Optimizer, what are you doing?

Note: I am currently working on setting up a generic example of this behavior – so please forgive the lack of detail.

I recently started a contracting position, where they had a huge table (14 GB), with an even bigger index (64 GB), and a problem with not being able to use the index. That means “outage” in the DBA playbook – and it was constantly occurring. Without a dedicated MySQL expert – they eventually tried indexing every column of the table – hoping one would stick. But it wouldn’t. And after a few days of learning their system – I eventually figured out why.

It may be a bit difficult to provide all the information due to non-disclosure agreements, and to ensure the confidentiality of the system – but I’m going to try – as this is probably a common production issue.

So let’s start at the beginning….

The complaint was that several queries were causing high CPU and taking longer than 30 secs to complete.

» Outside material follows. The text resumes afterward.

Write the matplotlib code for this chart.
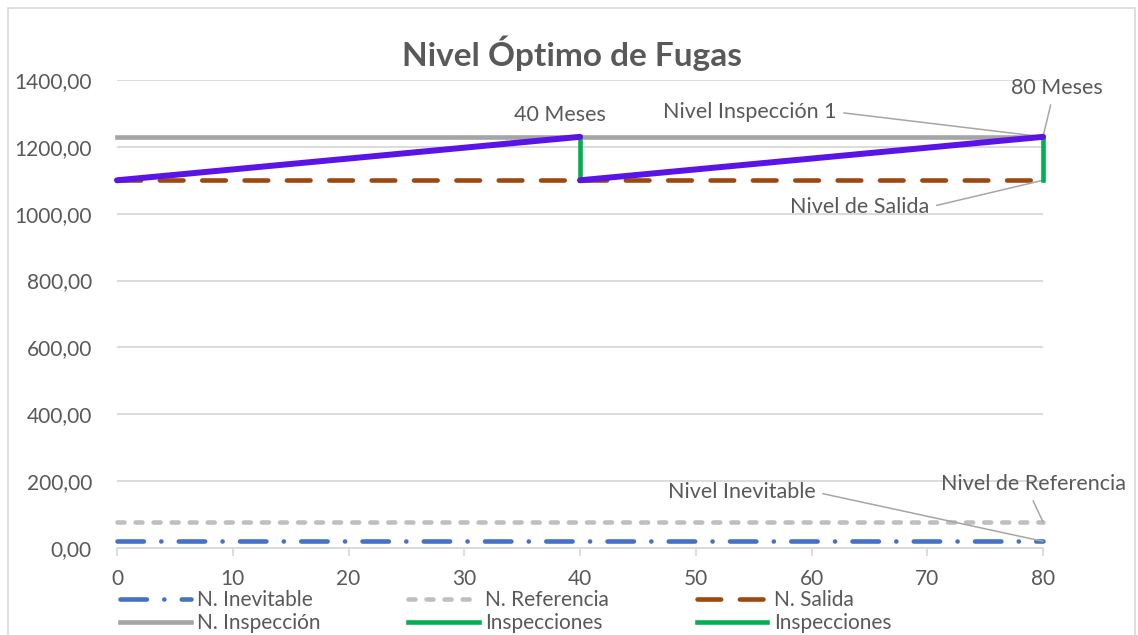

After running an EXPLAIN – it was easy to see why, but not necessarily why it was happening. The query ran, and it was taking 8-10 mins to do so – with no other queries running at the same time. So it wasn’t table locking related. The EXPLAIN extra was “using where”, and it ref’ed the column (with high cardinality) in the order by – which wasn’t a conditional in the where clause.

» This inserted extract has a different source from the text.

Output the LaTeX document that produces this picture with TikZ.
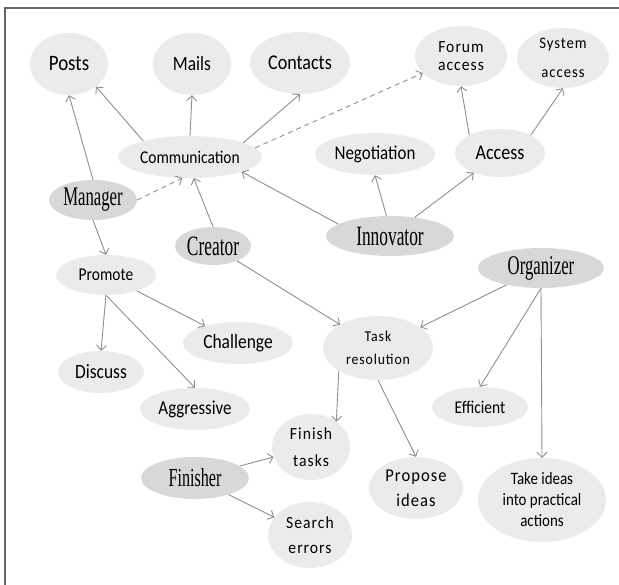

So – my first thought was that maybe the issue was an EXISTs function in the where clause. I put together the query with an inner join instead, which dropped the query time from 8-10 mins to .02 secs. Okay – maybe this query was fixed – sent it to development to update in code.

Which is when I found out that they are using an ORM, which to be able to sort by any column, and the query itself was generated with no guaranteed order, sort or anything else. This kept me from using things like “USE INDEX” or even the inner join (because they could also do a NOT EXISTS())

I started thinking of a way to get it past the optimizer – especially since there were better indexes to use – so I did the DBA thing: ANALYZE TABLE.

Same Result…

The column was high cardinality – so it made sense for the optimizer to choose it . . . except – it shouldn’t have been choosing it.

The column in the order by didn’t exist in the conditionals (in the WHERE clauses) so it couldn’t actually use the index – even though it was ref’ing it. It didn’t even use the index for sort (at least, it wasn’t telling me that it was).

So I googled a bit on “optimizer chooses the wrong index.” That, of course, was a rabbit hole. Apparently, optimizer does that all the time, but for certain reasons of course.

This was different. It took a couple of days, including an outage caused by long running queries, when I found a second, similar query, this time with a different column (also high cardinality). I bet on this as a pattern and did a search “mysql optimizer choosing order by” and found a similar issue in Percona’s blog under “Naughty Aberrations on Queries Combine WHERE, ORDER BY and LIMIT” (all of which was in the query).

https://www.percona.com/community-blog/2019/07/29/mysql-optimizer-naughty-aberrations-on-queries-combining-where-order-by-and-limit/

Although I tried the workarounds written in the blog, especially adding “+0” to the column name, the workarounds didn’t work. Adding “+0” to a numeric column was fine, and sort worked as expected, but for a string, it broke completely. I actually had expected for it to work regardless as it had always been my understanding that column names are aliases for the column number – but I was wrong.

Inevitably, the fix was to add a second, throw-away column to the order by that was almost guaranteed to not affect the originally query. Choosing from the lowest cardinality columns, I found one that was either a 1 or NULL, with 98% of the values being NULL (I did not design this table, and am only there to fix certain things). It worked with the ORM, and kept the integrity of the queries. It also dropped the query times from 8 mins, to approx .2-.6 secs, which is far faster than 8 mins.

So what was it doing? The fix was to keep the optimizer from choosing the order by as its referenced key. The workaround is not 100% perfect, but should keep revenue flowing – as its removing queries from an 8-10 minute table scan.

Seriously, optimizer…. seriously.